Collider recalled that "Strange Way of Life," which is a short film, "has had its own comparisons to films like 'Brokeback Mountain' because of Almodóvar's own comments on the film," and that it "will center a love story between two men."

But will the "love story" be one of fraternal, platonic ties? Or something more queer in the sense of being erotic? The filmmaker was coy when it came to exactly what he meant.

"It will release in May," Almodóvar said, "it will open in Cannes Film Festival and then we have to wait until that moment" to know more.

The translator offered a handful of equally ambiguous clues, telling Dua Lipa that the movie "has a lot of elements of the western, it has gunslingers, it has the ranch, it has the sheriff. It has the town, it has the showdown, but what it has that most westerns don't have is the kind of dialogue that I don't think a western film has ever captured between two men."

Adding to the intrigue is the casting of Ethan Hawke and "The Last of Us" star Pedro Pascal, who has been tight-lipped about his own sexuality but who has proven to be a staunch ally of the LGBTQ+ community. The "queer love story" takes place between their characters.

Variety recounted that the film deals with Pedro Pascal's character, Silva, reuniting with an old friend, Sheriff Jake, played by Hawke.

"Twenty-five years earlier, the two men worked together as hired gunmen," Variety said, but it turns out that "the real reason for his visit isn't memories of their old friendship."

Last June, Almodóvar let a little more slip about the movie, telling Entertainment Weekly that "There will be a showdown between them, but really the story is very intimate."

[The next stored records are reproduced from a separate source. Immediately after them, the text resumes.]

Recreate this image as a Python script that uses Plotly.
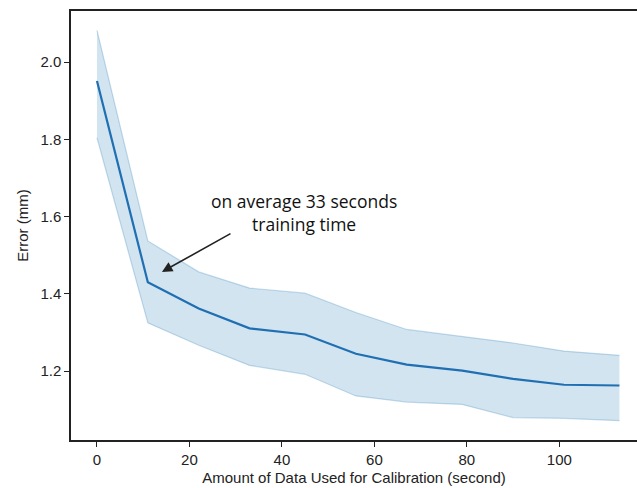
import plotly.graph_objects as go

seconds = [0, 11, 22, 33, 45, 56, 67, 79, 90, 101, 113]
mean_error = [1.951, 1.430, 1.362, 1.311, 1.295, 1.245, 1.217, 1.2015, 1.180, 1.165, 1.163]
upper_error = [2.082, 1.537, 1.457, 1.415, 1.402, 1.352, 1.308, 1.290, 1.273, 1.252, 1.241]
lower_error = [1.804, 1.325, 1.267, 1.215, 1.192, 1.136, 1.120, 1.114, 1.080, 1.078, 1.072]
x_ticks = [0, 20, 40, 60, 80, 100]
y_ticks = [1.2, 1.4, 1.6, 1.8, 2.0]

band_edge = "rgba(31,119,180,0.25)"
fig = go.Figure()
fig.add_trace(go.Scatter(x=seconds, y=upper_error, mode="lines",
                         line=dict(color=band_edge, width=1.2), showlegend=False, hoverinfo="skip"))
fig.add_trace(go.Scatter(x=seconds, y=lower_error, mode="lines", fill="tonexty",
                         fillcolor="rgba(31,119,180,0.2)",
                         line=dict(color=band_edge, width=1.2), showlegend=False, hoverinfo="skip"))
fig.add_trace(go.Scatter(x=seconds, y=mean_error, mode="lines",
                         line=dict(color="#1f6fb2", width=2.2), showlegend=False))

fig.add_annotation(x=44.8, y=1.610, xref="x", yref="y", showarrow=False,
                   text="on average 33 seconds<br>training time",
                   font=dict(family="Open Sans, Noto Sans, sans-serif", size=17.5, color="#111"),
                   align="center")
fig.add_annotation(x=14.05, y=1.457, ax=29.2, ay=1.558, xref="x", yref="y",
                   axref="x", ayref="y", text="", showarrow=True,
                   arrowhead=2, arrowsize=1.3, arrowwidth=1.6, arrowcolor="#222")

axis_font = dict(family="Liberation Sans, Arial, sans-serif", size=15, color="#222")
fig.update_layout(
    width=637, height=488, autosize=False,
    margin=dict(l=71, r=0, t=11, b=48),
    plot_bgcolor="white", paper_bgcolor="white",
    font=axis_font,
    xaxis=dict(range=[-5.62, 116.8], tickvals=x_ticks, showgrid=False, zeroline=False,
               showline=True, linecolor="#222", linewidth=1.5, mirror=True,
               ticks="outside", ticklen=5, tickwidth=1.3, tickcolor="#222",
               tickfont=axis_font,
               title=dict(text="Amount of Data Used for Calibration (second)", font=axis_font, standoff=6)),
    yaxis=dict(range=[1.022, 2.132], tickvals=y_ticks, tickformat=".1f", showgrid=False, zeroline=False,
               showline=True, linecolor="#222", linewidth=1.5, mirror=False,
               ticks="outside", ticklen=5, tickwidth=1.3, tickcolor="#222",
               tickfont=axis_font,
               title=dict(text="Error (mm)", font=axis_font, standoff=8)),
)
fig.write_html("out.html", config={"displayModeBar": False},
               post_script="document.body.style.margin='0';")
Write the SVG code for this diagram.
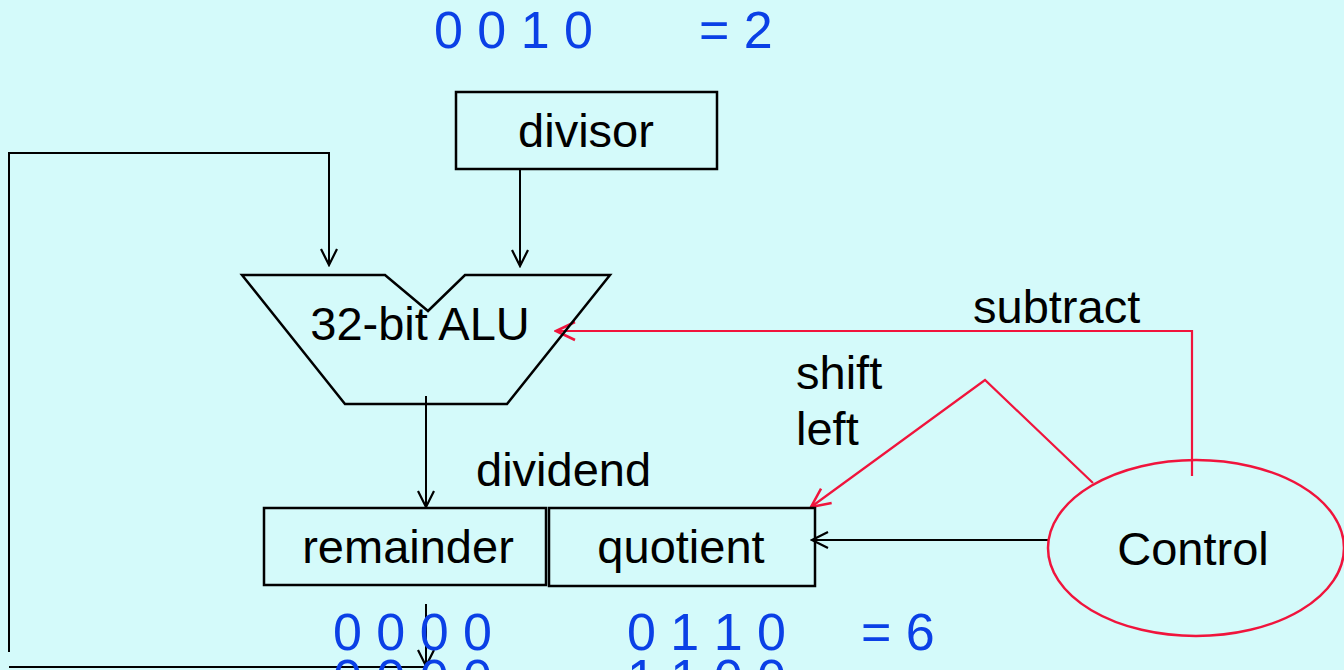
<svg xmlns="http://www.w3.org/2000/svg" width="1344" height="670" viewBox="0 0 1344 670">
<defs>
<style>
.lbl{font-family:"Liberation Sans",Arial,sans-serif;font-size:47px;fill:#000}
.num{font-family:"Liberation Sans",Arial,sans-serif;font-size:52px;fill:#0b40e6}
.box{fill:none;stroke:#000;stroke-width:2.5}
.blk{fill:none;stroke:#000;stroke-width:2}
.red{fill:none;stroke:#f0143c;stroke-width:2.2}
</style>
<marker id="ab" viewBox="0 0 20 20" refX="18" refY="10" markerWidth="20" markerHeight="20" markerUnits="userSpaceOnUse" orient="auto">
<path d="M2,2 L18,10 L2,18" fill="none" stroke="#000" stroke-width="2.2"/>
</marker>
<marker id="ar" viewBox="0 0 24 24" refX="22" refY="12" markerWidth="24" markerHeight="24" markerUnits="userSpaceOnUse" orient="auto">
<path d="M3,3 L22,12 L3,21" fill="none" stroke="#f0143c" stroke-width="2.5"/>
</marker>
</defs>
<rect width="1344" height="670" fill="#d4fafa"/>

<g id="connectors">
<path class="blk" d="M520,169 V266" marker-end="url(#ab)"/>
<path class="blk" d="M9,652 V153 H329 V265" marker-end="url(#ab)"/>
<path class="blk" d="M426,396 V507" marker-end="url(#ab)"/>
<path class="blk" d="M426,604 V666" marker-end="url(#ab)"/>
<path class="blk" d="M9,667 H426" stroke-width="3"/>
<path class="blk" d="M1048,540 H812" marker-end="url(#ab)"/>
<path class="red" d="M1192,476 V331 H556" marker-end="url(#ar)"/>
<path class="red" d="M1093,483 L985,380 L811,507" marker-end="url(#ar)"/>
</g>

<g id="divisor">
<rect class="box" x="456" y="92" width="261" height="77"/>
<text class="lbl" x="586" y="147" text-anchor="middle">divisor</text>
</g>

<g id="alu">
<path class="box" d="M242,275 H385 L428,311 L465,275 H610 L507,404 H345 Z" stroke-width="3"/>
<text class="lbl" x="420" y="340" text-anchor="middle">32-bit ALU</text>
</g>

<g id="remainder">
<rect class="box" x="264" y="508" width="282" height="77"/>
<text class="lbl" x="408" y="563" text-anchor="middle">remainder</text>
</g>

<g id="quotient">
<rect class="box" x="549" y="508" width="266" height="78"/>
<text class="lbl" x="681" y="563" text-anchor="middle">quotient</text>
</g>

<g id="control">
<ellipse cx="1196" cy="548" rx="148" ry="88" fill="none" stroke="#f0143c" stroke-width="2.5"/>
<text class="lbl" x="1193" y="565" text-anchor="middle">Control</text>
</g>

<g id="labels">
<text class="lbl" x="973" y="323" font-size="48">subtract</text>
<text class="lbl" x="796" y="389">shift</text>
<text class="lbl" x="796" y="445">left</text>
<text class="lbl" x="476" y="486" font-size="48">dividend</text>
</g>

<g id="numbers">
<text class="num" x="434" y="48">0 0 1 0</text>
<text class="num" x="699" y="48">= 2</text>
<text class="num" x="333" y="650">0 0 0 0</text>
<text class="num" x="627" y="650">0 1 1 0</text>
<text class="num" x="861" y="650">= 6</text>
<text class="num" x="333" y="696">0 0 0 0</text>
<text class="num" x="627" y="696">1 1 0 0</text>
</g>
</svg>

That comment, too, is open to interpretation at this point – but Almodóvar might have given a clue to the new flick when he told IndieWire last summer that he did not take on directing "Brokeback Mountain" because he didn't think he'd be allowed to tell the story the way he wanted.

"The relation between these two guys is animalistic," Almodóvar explained, referring to the characters played by Jake Gyllenhaal and Heath Ledger in the 2005 Ang Lee drama, going on to add that, "for me it was impossible to have that in the movie because it was a Hollywood movie. You could not have these two guys fucking all the time."

"Strange Way of Life" also stars 23-year-old Spanish actor Manu Ríos, who, as previously reported, has already found a measure of fame for his role in the Netflix series "Elite." Exactly how his character figures into the story remains to be discovered.